Par ailleurs, à l’initiative des députés socialistes, le fonds de solidarité des communes de la région Ile-de-France (FSRIF) poursuivra en 2016 sa montée en puissance sur le même rythme annuel que depuis 2012, soit une progression de 20 millions d’euros à 290 millions d’euros.

  • Cotisation au CNFPT (art. 62)

L’article 62 qui abaissait à 0,8 % de la masse salariale la cotisation des collectivités territoriales au Centre national de la fonction publique territoriale (CNFPT) est supprimé par un amendement d’Hugues Fourage (PS, Vendée), au nom de la commission des lois et soutenu par la commission des finances. Par conséquent, le montant de cette cotisation reste fixé à 1 %.

  • Communes nouvelles (art. 58)

S’agissant des communes nouvelles, les députés ont décidé de prolonger, sous conditions, le dispositif d’incitations financières aux communes nouvelles. Ainsi, un amendement de Christine Pires Beaune (PS, Puy-de-Dôme), au nom de la commission des finances, prolonge ce bonus jusqu’au 30 juin 2016 à condition que les délibérations soient prises avant le 31 mars 2016.
En revanche, les députés ont supprimé, à compter du 1er janvier 2016, la dotation de consolidation accordée aux EPCI qui se transforment en commune nouvelle. De même, bien que le seuil pour le bonus de 5 % de DGF pour les communes nouvelles entre 1 000 et 10 000 habitants soit conservé à l’identique, l’exonération de baisse des dotations pendant trois ans a, elle, été plafonnée aux communes nouvelles de moins de 15 000 habitants, pour en limiter l’impact sur l’enveloppe globale de DGF.
Enfin, les députés ont maintenu ces incitations financières dans le cas où une commune seule rejoint une commune nouvelle déjà créée. Cependant, cela ne relancera pas le délai de trois ans.

  • Quartiers prioritaires de la politique de la ville et Anru (art. 58)

Le groupe RDSE propose d’expérimenter, à compter de 2016 et pour trois ans maximum, une dotation de compensation spécifique de l’extension de l’abattement de 30 % de la taxe foncière sur les propriétés bâties aux 1 500 quartiers prioritaires de la politique de la ville afin de compenser le manque à gagner pour certaines collectivités en difficultés.

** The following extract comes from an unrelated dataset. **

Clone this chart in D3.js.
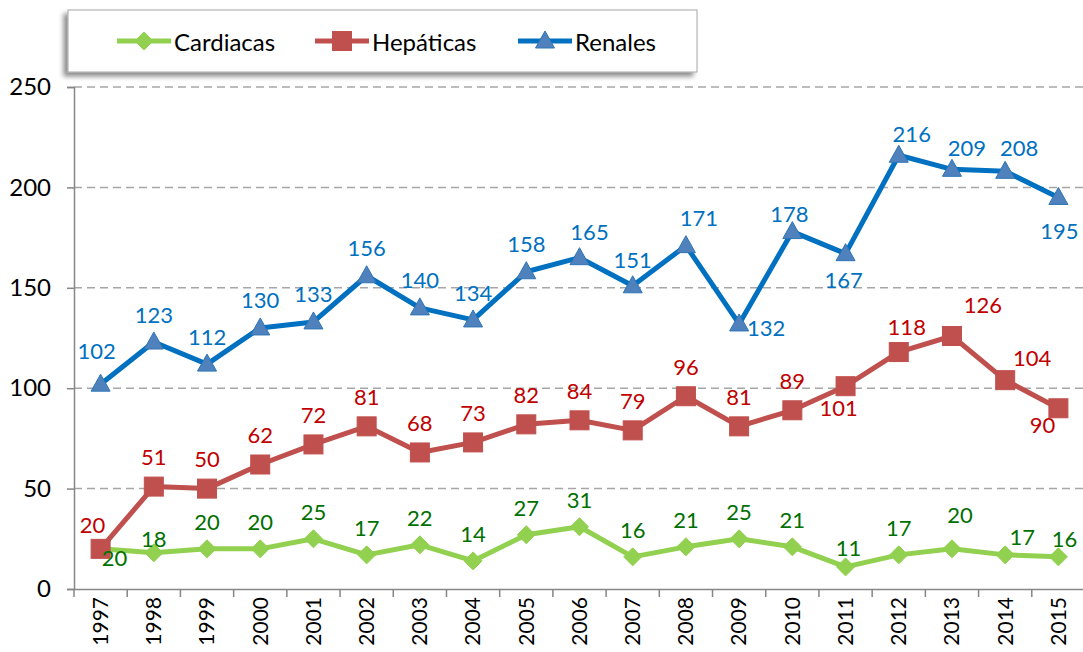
<!DOCTYPE html>
<html lang="es">
<head>
<meta charset="UTF-8">
<title>Trasplantes</title>
<script src="https://cdn.jsdelivr.net/npm/d3@7"></script>
<style>
  body { margin: 0; background: #fff; }
  svg { display: block; font-family: Lato, "Open Sans", sans-serif; }
</style>
</head>
<body>
<div id="chart"></div>
<script>
  const years = ['1997','1998','1999','2000','2001','2002','2003','2004','2005','2006','2007','2008','2009','2010','2011','2012','2013','2014','2015'];
  const cardiacas = [20,18,20,20,25,17,22,14,27,31,16,21,25,21,11,17,20,17,16];
  const hepaticas = [20,51,50,62,72,81,68,73,82,84,79,96,81,89,101,118,126,104,90];
  const renales = [102,123,112,130,133,156,140,134,158,165,151,171,132,178,167,216,209,208,195];
  const yTicks = [0,50,100,150,200,250];

  // label nudges (px) where Excel labels were moved off the default "above" spot
  const nudges = {
    Cardiacas: { 0: [14, 9], 1: [0, -14], 13: [0, -27], 14: [3, -19], 16: [8, -34], 17: [17, -18], 18: [6, -18] },
    'Hepáticas': { 0: [-8, -24], 14: [-7, 21], 15: [8, -26], 16: [31, -31], 17: [27, -23], 18: [-16, 16] },
    Renales: { 0: [-4, -34], 7: [0, -27], 9: [10, -26], 10: [0, -26], 11: [13, -28], 12: [27, 4], 13: [-3, -18], 14: [-2, 26], 15: [13, -22], 16: [15, -22], 17: [14, -24], 18: [1, 33] }
  };

  const series = [
    { name: 'Cardiacas', values: cardiacas, line: '#92D050', fill: '#92D050', stroke: '#92D050', label: '#007000', marker: 'diamond', dy: -27 },
    { name: 'Hepáticas', values: hepaticas, line: '#C0504D', fill: '#C0504D', stroke: '#C0504D', label: '#C00000', marker: 'square', dy: -30 },
    { name: 'Renales', values: renales, line: '#0070C0', fill: '#4F81BD', stroke: '#2E75B6', label: '#0070C0', marker: 'triangle', dy: -28 }
  ];

  const w = 1083, h = 652;
  const m = { left: 74, right: 1085, top: 87, bottom: 589 };

  const svg = d3.select('#chart').append('svg').attr('width', w).attr('height', h);

  const defs = svg.append('defs');
  defs.append('filter').attr('id', 'shadow').attr('x', '-5%').attr('y', '-20%').attr('width', '110%').attr('height', '150%')
    .append('feDropShadow').attr('dx', -4).attr('dy', 4).attr('stdDeviation', 2.5)
    .attr('flood-color', '#000').attr('flood-opacity', 0.45);

  const x = d3.scaleBand().domain(years).range([m.left, m.right]);
  const y = d3.scaleLinear().domain([0, 250]).range([m.bottom, m.top]);

  // grid
  svg.append('g').selectAll('line').data(yTicks.filter(d => d > 0)).enter().append('line')
    .attr('x1', m.left).attr('x2', w).attr('y1', d => y(d)).attr('y2', d => y(d))
    .attr('stroke', '#A6A6A6').attr('stroke-width', 1.5).attr('stroke-dasharray', '8,5');

  // y axis
  const yAxis = d3.axisLeft(y).tickValues(yTicks).tickSize(7).tickPadding(16);
  const gy = svg.append('g').attr('transform', `translate(${m.left},0)`).call(yAxis);
  gy.select('.domain').attr('stroke', '#868686').attr('stroke-width', 1.5);
  gy.selectAll('.tick line').attr('stroke', '#868686').attr('stroke-width', 1.5);
  gy.selectAll('.tick text').attr('font-size', 24).attr('fill', '#000').attr('font-family', 'Lato, sans-serif');

  // x axis
  const xAxis = d3.axisBottom(x).tickSize(0).tickPadding(0);
  const gx = svg.append('g').attr('transform', `translate(0,${m.bottom})`).call(xAxis);
  gx.select('.domain').attr('stroke', '#868686').attr('stroke-width', 1.5);
  gx.selectAll('.tick text')
    .attr('font-size', 21).attr('fill', '#000').attr('font-family', 'Lato, sans-serif')
    .attr('transform', 'rotate(-90)')
    .attr('text-anchor', 'end')
    .attr('x', -8).attr('y', 0).attr('dy', '0.35em');
  svg.append('g').selectAll('line').data(years).enter().append('line')
    .attr('x1', d => x(d)).attr('x2', d => x(d))
    .attr('y1', m.bottom).attr('y2', m.bottom + 8)
    .attr('stroke', '#868686').attr('stroke-width', 1.5);

  const cx = d => x(d) + x.bandwidth() / 2;

  function marker(sel, type) {
    if (type === 'diamond') {
      sel.append('path').attr('d', 'M0,-9L9,0L0,9L-9,0Z');
    } else if (type === 'square') {
      sel.append('rect').attr('x', -9.5).attr('y', -9.5).attr('width', 19).attr('height', 19);
    } else {
      sel.append('path').attr('d', 'M0,-10L9.5,7L-9.5,7Z');
    }
  }

  const line = d3.line().x((d, i) => cx(years[i])).y(d => y(d));

  series.forEach(s => {
    const g = svg.append('g');
    g.append('path').datum(s.values).attr('d', line)
      .attr('fill', 'none').attr('stroke', s.line).attr('stroke-width', 5).attr('stroke-linejoin', 'round');
    const pts = g.selectAll('.pt').data(s.values).enter().append('g')
      .attr('transform', (d, i) => `translate(${cx(years[i])},${y(d)})`)
      .attr('fill', s.fill).attr('stroke', s.stroke).attr('stroke-width', 1);
    pts.each(function () { marker(d3.select(this), s.marker); });
  });

  series.forEach(s => {
    const nd = nudges[s.name];
    svg.append('g').selectAll('text').data(s.values).enter().append('text')
      .attr('x', (d, i) => cx(years[i]) + (nd[i] ? nd[i][0] : 0))
      .attr('y', (d, i) => y(d) + (nd[i] ? nd[i][1] : s.dy))
      .attr('text-anchor', 'middle').attr('dominant-baseline', 'central')
      .attr('font-size', 22).attr('fill', s.label)
      .text(d => d);
  });

  // legend
  const lg = svg.append('g');
  lg.append('rect').attr('x', 68).attr('y', 10).attr('width', 629).attr('height', 62)
    .attr('fill', '#fff').attr('stroke', '#A6A6A6').attr('stroke-width', 1).attr('filter', 'url(#shadow)');
  const legendX = [117, 315, 518];
  series.forEach((s, i) => {
    const item = lg.append('g').attr('transform', `translate(${legendX[i]},41)`);
    item.append('line').attr('x1', 0).attr('x2', 54).attr('stroke', s.line).attr('stroke-width', 5);
    const mk = item.append('g').attr('transform', 'translate(27,0)')
      .attr('fill', s.fill).attr('stroke', s.stroke).attr('stroke-width', 1);
    marker(mk, s.marker);
    item.append('text').attr('x', 57).attr('y', 0).attr('dominant-baseline', 'central')
      .attr('font-size', 24).attr('fill', '#000').text(s.name);
  });
</script>
</body>
</html>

Par ailleurs, la dotation politique de la ville pourra désormais être attribuée en fonctionnement.
Enfin, un amendement socialiste sécurise les dotations forfaitaires des communes populaires concernées par des grosses restructurations de rénovation urbaine en gelant la population dite DGF sur la période de la convention de rénovation urbaine.

  • Loi SRU et péréquation verticale (nouvel art. après l’art. 58)

Un amendement de Christine Pires Beaune, pour la commission des finances, concerne les 218 communes se trouvant en état de carence par rapport à leurs obligations prévues par la loi SRU en matière de construction de logements sociaux. Ces communes ne pourront plus bénéficier ni des dotations de péréquation verticale, ni du FPIC.

 

Focus
Autres dispositions

L’Assemblée nationale a également adopté un amendement qui précise les majorités qualifiées requises pour un certain nombre de délibérations des organes délibérants des EPCI à fiscalité propre en réaffirmant qu’elles sont fondées sur les suffrages exprimés. Par ailleurs, le gouvernement à introduit ou reconduit trois aides financières pour les communes qui :
– souhaitent étendre les horaires de leurs bibliothèques publiques ;
– doivent héberger en urgence ou reloger des personnes dans le cadre du fonds d’aide pour le relogement d’urgence ;
– ou acquièrent des équipements nécessaires à l’utilisation du procès-verbal électronique.
Enfin, un article prend en compte les spécificités du département de Mayotte.
En revanche, le fonds de soutien de 800 millions d’euros en faveur de l’investissement du bloc communal (art. 59) n’a pas été modifié, ni la mission « Relation avec les collectivités territoriales » (art. 60).